AMSTERDAM — Lower everyday prices at Stop & Shop and Giant-Landover are beginning to work just as officials had hoped they would.
Consumers seeking value amid deteriorating economic conditions helped Ahold here post increases in sales and net income for the recently ended fourth quarter and fiscal year, with its largest U.S. chains, Stop & Shop and Giant-Landover, each posting their best quarterly identical-store sales in five years.
What's more, the strong traffic allowed Ahold to back off on promotions and begin to leverage fixed costs during the quarter, leading to what one analyst called “blowout” earnings results that surpassed analyst expectations.
Larry Benjamin, chief operating officer of Ahold USA, in an interview with SN last week said that the chain had not seen notable changes in consumer behavior attributable to the economy beyond an uptick in private-label sales, particularly among its lower- and middle-tier products.
He credited a “smart” mix of promotions and everyday pricing, along with positive response to new branding programs around the everyday lower pricing programs, as key factors in the resurgent banners.
“Given the remarkable changes in the economy, we really haven't seen anything particularly striking or off-trend other than a shift toward value and private label — but that's a trend we've seen for a long time,” Benjamin said. “We've had good numbers on trips and good responsiveness to our everyday prices, and we were able to reduce promotional spending, which was counterintuitive. But we were able to drive IDs off our everyday pricing.”

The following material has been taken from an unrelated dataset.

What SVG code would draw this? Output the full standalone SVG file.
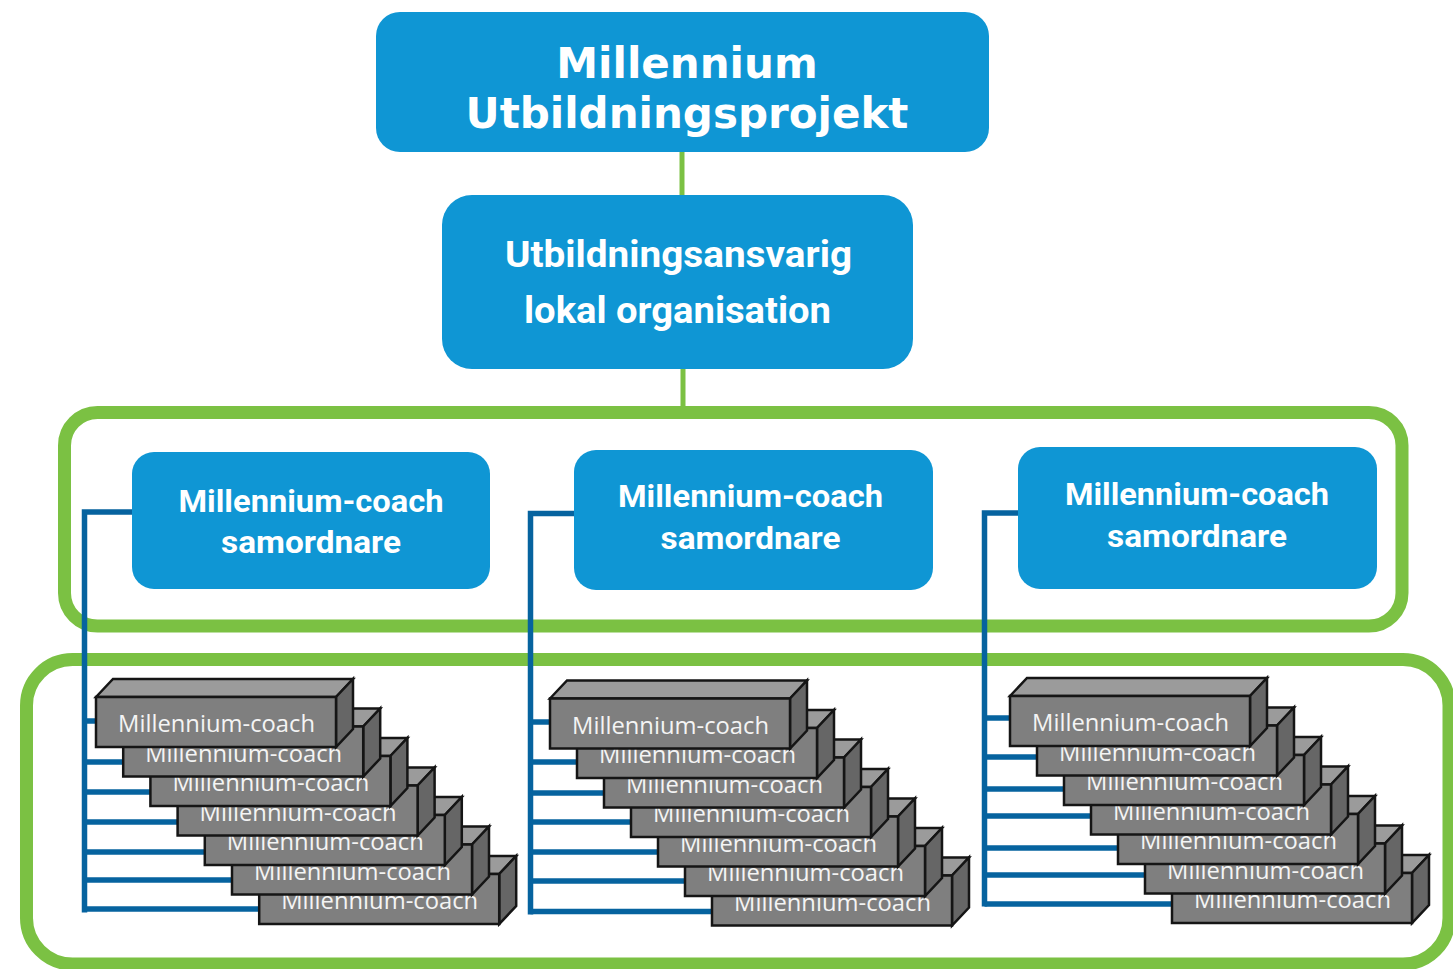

Promotions at Ahold, he said, are becoming more targeted to particular markets and customers, which has “improved the quality of our ID sales.” For example, he said a recent mailing containing a series of weekly coupons offering 5% off a shopper's total bill was for certain New York-area stores only.
“There are tremendous differences between what's happening in the 12 states in which we operate,” Benjamin said. “Rhode Island, for instance, has fallen off the edge of the earth — it has the second-highest unemployment after Michigan, has a huge budget deficit and a huge decline in real estate value. We have stores in other areas that aren't nearly that extreme. Overall, what the numbers show is not a sea change, but a remarkably steady performance in the face of extraordinary circumstances in the economy.”
An ongoing program of store rebranding, renovations and advertising is also contributing to better results, Benjamin said. Ahold formally began supporting its VIP pricing program last year with a branding effort that includes new corporate logos, employee uniforms, in-store technologies like Easy Scan and new advertising. Benjamin said that activity will pick up this year.
“You will see more of the brand become apparent to consumers — whether on the front of the store, inside the store, on the packages or in the circulars,” Benjamin said. “I think you'll also see us continue to advertise: Relative to our competitors, we have been very active advertisers. You'll also see us continuing to roll out the technologies that you've seen. We're trying to shave minutes off of every customer visit.
“We're continuing to be focused on the basics: Sharper pricing, smarter promotions, good customer service,” Benjamin added. “This is not a year to be dabbling. This is a year to be very reliable, very consistent and continue to fortify our position.”
Patrick Roquas, an analyst at Rabo Securities, Amsterdam, in a research report last week said the quarterly results “showed clear evidence that VIP is delivering in terms of accelerating volume growth and operational leverage,” and said that if Ahold's experience in its home country with Albert Heijn is any indication, more benefits from the program are still to come, although results could be erratic along the way.
Albert Heijn tripled its profit margins as it pulled off its turnaround, Roquas noted. “The key variables to the pace and degree of recovery [in the U.S.] relate to the response of local competitors and to a lesser degree the deepness of the U.S. recession,” Roquas added.
Ahold said its Stop & Shop/Giant-Landover division posted a 68.3% gain in operating profit for the quarter, which ended Dec. 28, to $207 million, while the Giant-Carlisle division saw its operating income rise 56.1%, to $60 million. For the year, operating income at Stop & Shop/Giant-Landover rose 5.9%, to $701 million, while Giant-Carlisle saw operating income rise 9.4%, to $233 million.